As a new decade opens, America faces a greater array of national security threats than at any moment in recent memory. From Chinese expansionism to Iranian support for extremist networks, from terrorist groups to authoritarian governments bringing political instability abroad, the threats to U.S. national security are numerous.

All of these threats have one thing in common: the use of anonymous U.S. shell companies to further their own goals and undercut American interests along the way.

Anonymous companies may not get many headlines, but they happen to be one of the most popular and effective tools our adversaries turn to time and again to undercut our security.

Look at Iran, for instance. While the Trump Administration has taken the lead in successfully beating back Tehran’s efforts to upend American interests in the Middle East, the Iranian government continues to maintain its stranglehold over the Iranian population. Much of that is due to the fact that Iran is still able to skirt American sanctions -- thanks to the use of anonymous shell companies. For years, Iran used these shell companies to secretly purchase American real estate, including a skyscraper in Manhattan, raking in millions of dollars in rent from unsuspecting businesses, effectively undercutting our sanctions regime.

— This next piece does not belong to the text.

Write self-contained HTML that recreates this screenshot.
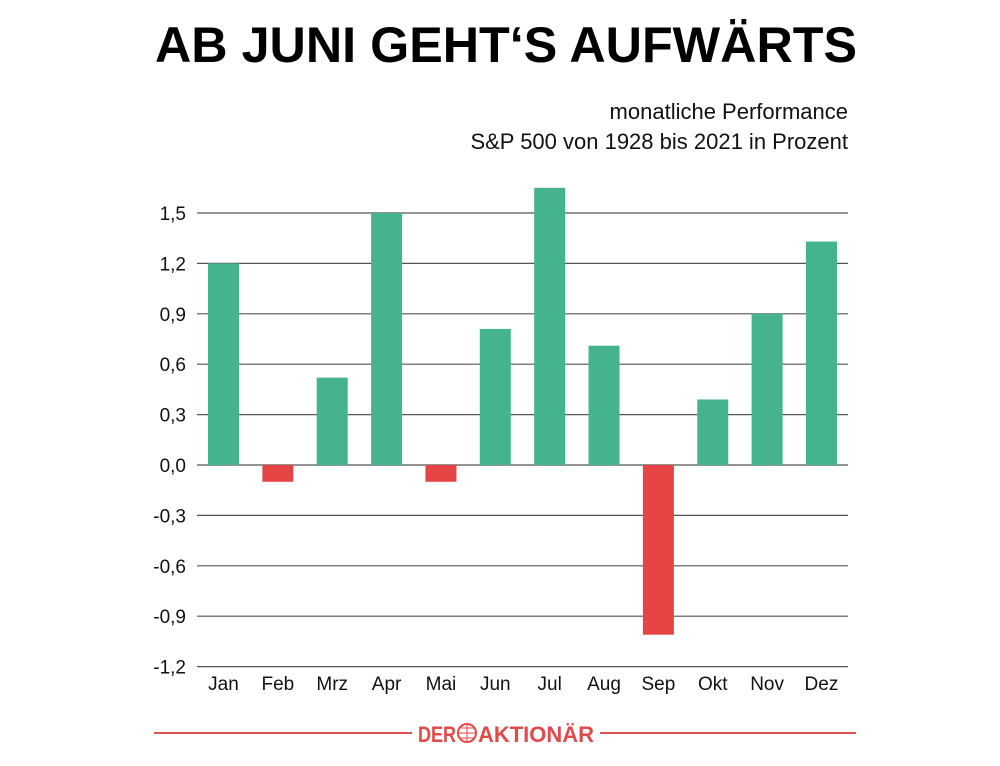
<!DOCTYPE html>
<html><head><meta charset="utf-8"><style>html,body{margin:0;padding:0;background:#fff}svg{display:block}</style></head>
<body>
<svg id="chart" width="1000" height="766" xmlns="http://www.w3.org/2000/svg" font-family="Liberation Sans, sans-serif">
<text x="155" y="62" font-size="50" font-weight="bold" textLength="702" lengthAdjust="spacingAndGlyphs" fill="#000">AB JUNI GEHT‘S AUFWÄRTS</text>
<text x="848" y="119" font-size="22" text-anchor="end" fill="#111">monatliche Performance</text>
<text x="848" y="149" font-size="22" text-anchor="end" fill="#111">S&amp;P 500 von 1928 bis 2021 in Prozent</text>
<g id="grid"></g><g id="bars"></g><g id="xlabels"></g>
<g>
<line x1="154" y1="733" x2="412" y2="733" stroke="#e05050" stroke-width="2"/>
<line x1="600" y1="733" x2="856" y2="733" stroke="#e05050" stroke-width="2"/>
<text x="418" y="742" font-size="22" font-weight="bold" fill="#e04a4a" textLength="38" lengthAdjust="spacingAndGlyphs">DER</text>
<circle cx="467" cy="733" r="9" fill="none" stroke="#e04a4a" stroke-width="2"/>
<path d="M458 733h18M467 724v18M460 728h14M460 738h14" stroke="#e04a4a" stroke-width="1"/>
<text x="478" y="742" font-size="22" font-weight="bold" fill="#e04a4a" textLength="116" lengthAdjust="spacingAndGlyphs">AKTIONÄR</text>
</g>
</svg>
<script>
const months = ["Jan","Feb","Mrz","Apr","Mai","Jun","Jul","Aug","Sep","Okt","Nov","Dez"];
const values = [1.20,-0.10,0.52,1.50,-0.10,0.81,1.65,0.71,-1.01,0.39,0.90,1.33];
const ticks = [1.5,1.2,0.9,0.6,0.3,0.0,-0.3,-0.6,-0.9,-1.2];
const NS="http://www.w3.org/2000/svg";
const y = v => 465 - v*168;
const x = i => 208 + i*54.36;
const bw = 31;
function mk(t,a,p){const e=document.createElementNS(NS,t);for(const k in a)e.setAttribute(k,a[k]);p.appendChild(e);return e;}
const grid=document.getElementById('grid'),bars=document.getElementById('bars'),xl=document.getElementById('xlabels');
ticks.forEach(t=>{
  const l=mk('line',{x1:197,x2:848,y1:y(t),y2:y(t),stroke:'#555','stroke-width':1.2},grid);
  
  
  const tx=mk('text',{x:186,y:y(t)+7,'font-size':19,'text-anchor':'end',fill:'#111'},grid);
  tx.textContent=t.toFixed(1).replace('.',',');
  
  
});
values.forEach((v,i)=>{
  const r=mk('rect',{x:x(i),y:Math.min(y(v),y(0)),width:bw,height:Math.abs(y(v)-y(0)),fill:v>=0?'#45b48e':'#e54444'},bars);
  
  
  const t=mk('text',{x:x(i)+bw/2,y:690,'font-size':19,'text-anchor':'middle',fill:'#111'},xl);
  t.textContent=months[i];
  
  
});
</script>
</body></html>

Or look at China, where the Chinese Communist Party not only continues to entrench its dictatorship, but continues to use its Belt and Road Initiative to peel away American allies and undercut American national security. One of the tools Chinese officials have relied on in expanding their influence abroad is outright bribery and fraud -- and one of their favorite tools to do so is, you guessed it, anonymous shell companies.

Even terrorist and extremist networks, which America has spent years battling -- and which seek to attack Americans and American troops, wherever they may be -- rely on anonymous U.S. shell companies to move their money, and to hide their finances. Because anyone can set up a shell company in the U.S. perfectly anonymously, it’s entirely possible that the Taliban or ISIS are continuing to operate anonymous U.S. shell companies, with authorities none the wiser.

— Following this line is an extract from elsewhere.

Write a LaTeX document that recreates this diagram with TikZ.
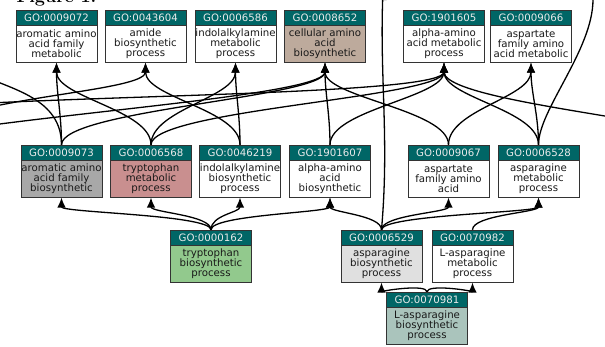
\documentclass[tikz,border=0pt]{standalone}
\usepackage{fontspec}
\newfontfamily\gofont{DejaVu Sans}
\usetikzlibrary{positioning,arrows.meta,backgrounds}

\definecolor{goteal}{RGB}{0,102,102}
\definecolor{gobrown}{RGB}{189,170,156}
\definecolor{gogray}{RGB}{168,168,168}
\definecolor{gopink}{RGB}{201,143,143}
\definecolor{gogreen}{RGB}{146,201,141}
\definecolor{golight}{RGB}{224,224,224}
\definecolor{gosage}{RGB}{170,196,188}

\newcommand{\goterm}[6]{%
  \node[gohead] (#1h) at (#2,#3) {GO:#4};
  \node[gobody, fill=#6, below=0pt of #1h] (#1) {#5};}

\begin{document}
\begin{tikzpicture}[x=1pt, y=1pt,
  gohead/.style = {draw=black!80, fill=goteal, text=white!92!black, minimum width=81pt,
    minimum height=15pt, inner sep=0pt, font=\gofont\fontsize{10.2}{10}\selectfont},
  gobody/.style = {draw=black!80, minimum width=81pt, minimum height=37pt,
    inner sep=0pt, align=center, text=black!90,
    font=\gofont\fontsize{10.2}{10}\selectfont},
  isa/.style = {draw, line width=1.3pt, -{Latex[length=10pt,width=8.5pt]}},
  rise/.style = {out=90, in=-90, distance=#1}]
  \useasboundingbox (0,0) rectangle (605,-347);
  \clip (0,0) rectangle (605,-347);
  \node[anchor=base west, font=\fontsize{18}{18}\selectfont\bfseries] (fig) at (13,-3) {Figure 1.};

  \goterm{a1}{56.5}{-17.5}{0009072}{aromatic amino\\acid family\\metabolic}{white}
  \goterm{a2}{145.5}{-17.5}{0043604}{amide\\biosynthetic\\process}{white}
  \goterm{a3}{235.5}{-17.5}{0006586}{indolalkylamine\\metabolic\\process}{white}
  \goterm{a4}{325}{-17.5}{0008652}{cellular amino\\acid\\biosynthetic}{gobrown}
  \goterm{a5}{444}{-17.5}{1901605}{alpha-amino\\acid metabolic\\process}{white}
  \goterm{a6}{531}{-17.5}{0009066}{aspartate\\family amino\\acid metabolic}{white}

  \goterm{b1}{61.5}{-152.5}{0009073}{aromatic amino\\acid family\\biosynthetic}{gogray}
  \goterm{b2}{151}{-152.5}{0006568}{tryptophan\\metabolic\\process}{gopink}
  \goterm{b3}{240}{-152.5}{0046219}{indolalkylamine\\biosynthetic\\process}{white}
  \goterm{b4}{330}{-152.5}{1901607}{alpha-amino\\acid\\biosynthetic}{white}
  \goterm{b5}{448.5}{-152.5}{0009067}{aspartate\\family amino\\acid}{white}
  \goterm{b6}{538.5}{-152.5}{0006528}{asparagine\\metabolic\\process}{white}

  \goterm{c1}{211}{-237.5}{0000162}{tryptophan\\biosynthetic\\process}{gogreen}
  \goterm{c2}{381.5}{-237.5}{0006529}{asparagine\\biosynthetic\\process}{golight}
  \goterm{c3}{472.5}{-237.5}{0070982}{L-asparagine\\metabolic\\process}{white}
  \goterm{d1}{427}{-299.5}{0070981}{L-asparagine\\biosynthetic\\process}{gosage}

  \coordinate (offL1) at (-30,-70);
  \coordinate (offL2) at (-30,-128);
  \coordinate (offL3) at (-30,-104);
  \coordinate (offL4) at (-30,-112);
  \coordinate (offR1) at (640,-122);
  \coordinate (offT1) at (383,10);
  \coordinate (offT2) at (593,10);

  \begin{scope}[on background layer]
  \clip (0,0) rectangle (605,-347);
  \path[isa] (b1h.north) to[rise=30pt] (a1.south);
  \path[isa] (b1h.north) to[rise=35pt] (a4.south);
  \path[isa] (b1h.north) to[out=90, in=-25] (offL1);
  \path[isa] (b2h.north) to[rise=35pt] (a1.south);
  \path[isa] (b2h.north) to[rise=35pt] (a3.south);
  \path[isa] (b2h.north) to[rise=35pt] (a5.south);
  \path[isa] (b3h.north) to[rise=30pt] (a3.south);
  \path[isa] (b3h.north) to[rise=35pt] (a2.south);
  \path[isa] (b4h.north) to[rise=30pt] (a4.south);
  \path[isa] (b4h.north) to[rise=35pt] (a5.south);
  \path[isa] (b5h.north) to[rise=35pt] (a6.south);
  \path[isa] (b5h.north) to[rise=35pt] (a4.south);
  \path[isa] (b6h.north) to[rise=30pt] (a6.south);
  \path[isa] (b6h.north) to[rise=35pt] (a5.south);
  \path[isa] (b6h.north) to[out=90, in=-90, out distance=35pt, in distance=60pt] (offT2);
  \path[isa] (offL2) to[out=8, in=-90, in distance=30pt] (a4.south);
  \path[isa] (offL3) to[out=3, in=-90, in distance=30pt] (a5.south);
  \path[isa] (offL4) to[out=15, in=-90, in distance=25pt] (a2.south);
  \path[isa] (offR1) to[out=170, in=-90, in distance=30pt] (a5.south);

  \path[isa] (c1h.north) to[rise=15pt] (b1.south);
  \path[isa] (c1h.north) to[rise=15pt] (b2.south);
  \path[isa] (c1h.north) to[rise=15pt] (b3.south);
  \path[isa] (c1h.north) to[rise=15pt] (b4.south);
  \path[isa] (c2h.north) to[rise=15pt] (b4.south);
  \path[isa] (c2h.north) to[rise=15pt] (b5.south);
  \path[isa] (c2h.north) to[rise=15pt] (b6.south);
  \path[isa] (c2h.north) to[out=85, in=-92, distance=90pt] (offT1);
  \path[isa] (c3h.north) to[rise=15pt] (b6.south);
  \path[isa] (d1h.north) to[rise=8pt] (c2.south);
  \path[isa] (d1h.north) to[rise=8pt] (c3.south);
  \end{scope}
\end{tikzpicture}
\end{document}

No matter where they may be, our adversaries have relied on anonymous companies to further their own goals. They’ve used them to evade sanctions, or to hide the money they’ve stolen from their populations or made from arms-trafficking.

They’ve used them, for years, to threaten us. And it has to stop, the sooner the better.

Thankfully, Congress has finally woken up to the issue. Late last year, the House of Representatives -- with backing from the White House -- passed the first bill in American history that will end the incorporation of anonymous shell companies in the U.S. -- a landmark moment in the fight to end the tools on which so many of our adversaries rely.

Now, the Senate has the chance to pick up the torch and end these anonymous companies once and for all.

One bill, the ILLICIT CASH Act, would do just that. The measure comes with impressive support thus far, led by national security stalwarts like Senators Tom Cotton (R-Arkansas), Mark Warner (D-Virginia), and Mike Rounds (R-South Dakota). It also comes with a deep well of bipartisan support -- showing just how much backing there is for this on both sides of the political aisle.

The bill is currently in the Senate Banking Committee -- which is where North Dakota can play a role in assuring that anonymous shell companies finally end. Our senator, Kevin Cramer, sits on the Banking Committee, providing him a key leadership opportunity to push this bill on to the White House.

After all, America’s adversaries aren’t going anywhere, no matter what happens after this 2020 election. And the longer we continue to allow anonymous shell companies to exist, the longer these adversaries will continue using them -- and will continue threatening America’s national security along the way.

Ellen Chaffee, Bismarck, is a co-leader for the North Dakotans for Public Integrity.